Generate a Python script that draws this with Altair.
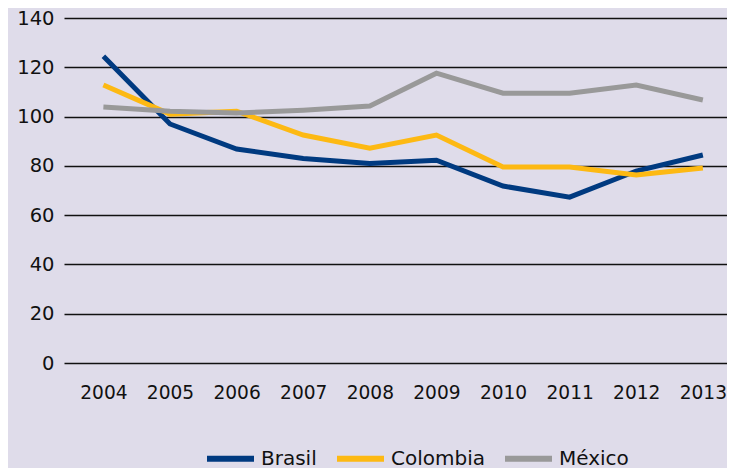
import altair as alt
import pandas as pd

years = ["2004", "2005", "2006", "2007", "2008", "2009", "2010", "2011", "2012", "2013"]
brasil = [124.5, 97.0, 86.8, 83.0, 81.0, 82.3, 71.8, 67.3, 77.9, 84.4]
colombia = [112.8, 101.0, 102.2, 92.5, 87.2, 92.5, 79.5, 79.5, 76.3, 79.1]
mexico = [103.9, 102.2, 101.4, 102.6, 104.3, 117.6, 109.5, 109.5, 112.8, 106.7]
series = ["Brasil", "Colombia", "México"]
colors = ["#003A80", "#FDB913", "#999999"]

rows = []
for name, vals in zip(series, [brasil, colombia, mexico]):
    for y, v in zip(years, vals):
        rows.append({"year": y, "value": v, "pais": name})
df = pd.DataFrame(rows)

FONT = "DejaVu Sans"

chart = alt.Chart(df).mark_line(strokeWidth=5).encode(
    x=alt.X("year:O", sort=years, title=None,
            scale=alt.Scale(type="point", padding=0.477, align=0.62),
            axis=alt.Axis(labelAngle=0, ticks=False, domain=False, grid=False,
                          labelPadding=20, labelFontSize=18.6, labelColor="#111111",
                          labelFont=FONT)),
    y=alt.Y("value:Q", title=None,
            scale=alt.Scale(domain=[0, 140]),
            axis=alt.Axis(values=[0, 20, 40, 60, 80, 100, 120, 140], ticks=False,
                          domain=False, grid=True, gridColor="#111111", gridWidth=1.5,
                          labelPadding=10, labelFontSize=19.5, labelColor="#111111",
                          labelFont=FONT)),
    color=alt.Color("pais:N", sort=series,
                    scale=alt.Scale(domain=series, range=colors),
                    legend=alt.Legend(title=None, orient="none", direction="horizontal",
                                      legendX=140, legendY=414,
                                      symbolType="stroke", symbolSize=2209,
                                      symbolStrokeWidth=6, labelFontSize=20,
                                      labelFont=FONT, labelColor="#111111",
                                      labelOffset=4, columnPadding=8)),
).properties(
    width=663, height=345, background="#DFDCEA",
    autosize=alt.AutoSizeParams(type="none"),
    padding={"left": 56, "top": 10, "right": 0, "bottom": 105}
).configure_view(stroke=None)

chart.save("out.html", embed_options={"renderer": "svg", "actions": False})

OBJECTIVE: Transcribe the whole listing exactly. Pictures stay out of your copy.

COMPLETE OUTPUT:
Generate a Python script that draws this with Altair.
import altair as alt
import pandas as pd

years = ["2004", "2005", "2006", "2007", "2008", "2009", "2010", "2011", "2012", "2013"]
brasil = [124.5, 97.0, 86.8, 83.0, 81.0, 82.3, 71.8, 67.3, 77.9, 84.4]
colombia = [112.8, 101.0, 102.2, 92.5, 87.2, 92.5, 79.5, 79.5, 76.3, 79.1]
mexico = [103.9, 102.2, 101.4, 102.6, 104.3, 117.6, 109.5, 109.5, 112.8, 106.7]
series = ["Brasil", "Colombia", "México"]
colors = ["#003A80", "#FDB913", "#999999"]

rows = []
for name, vals in zip(series, [brasil, colombia, mexico]):
    for y, v in zip(years, vals):
        rows.append({"year": y, "value": v, "pais": name})
df = pd.DataFrame(rows)

FONT = "DejaVu Sans"

chart = alt.Chart(df).mark_line(strokeWidth=5).encode(
    x=alt.X("year:O", sort=years, title=None,
            scale=alt.Scale(type="point", padding=0.477, align=0.62),
            axis=alt.Axis(labelAngle=0, ticks=False, domain=False, grid=False,
                          labelPadding=20, labelFontSize=18.6, labelColor="#111111",
                          labelFont=FONT)),
    y=alt.Y("value:Q", title=None,
            scale=alt.Scale(domain=[0, 140]),
            axis=alt.Axis(values=[0, 20, 40, 60, 80, 100, 120, 140], ticks=False,
                          domain=False, grid=True, gridColor="#111111", gridWidth=1.5,
                          labelPadding=10, labelFontSize=19.5, labelColor="#111111",
                          labelFont=FONT)),
    color=alt.Color("pais:N", sort=series,
                    scale=alt.Scale(domain=series, range=colors),
                    legend=alt.Legend(title=None, orient="none", direction="horizontal",
                                      legendX=140, legendY=414,
                                      symbolType="stroke", symbolSize=2209,
                                      symbolStrokeWidth=6, labelFontSize=20,
                                      labelFont=FONT, labelColor="#111111",
                                      labelOffset=4, columnPadding=8)),
).properties(
    width=663, height=345, background="#DFDCEA",
    autosize=alt.AutoSizeParams(type="none"),
    padding={"left": 56, "top": 10, "right": 0, "bottom": 105}
).configure_view(stroke=None)

chart.save("out.html", embed_options={"renderer": "svg", "actions": False})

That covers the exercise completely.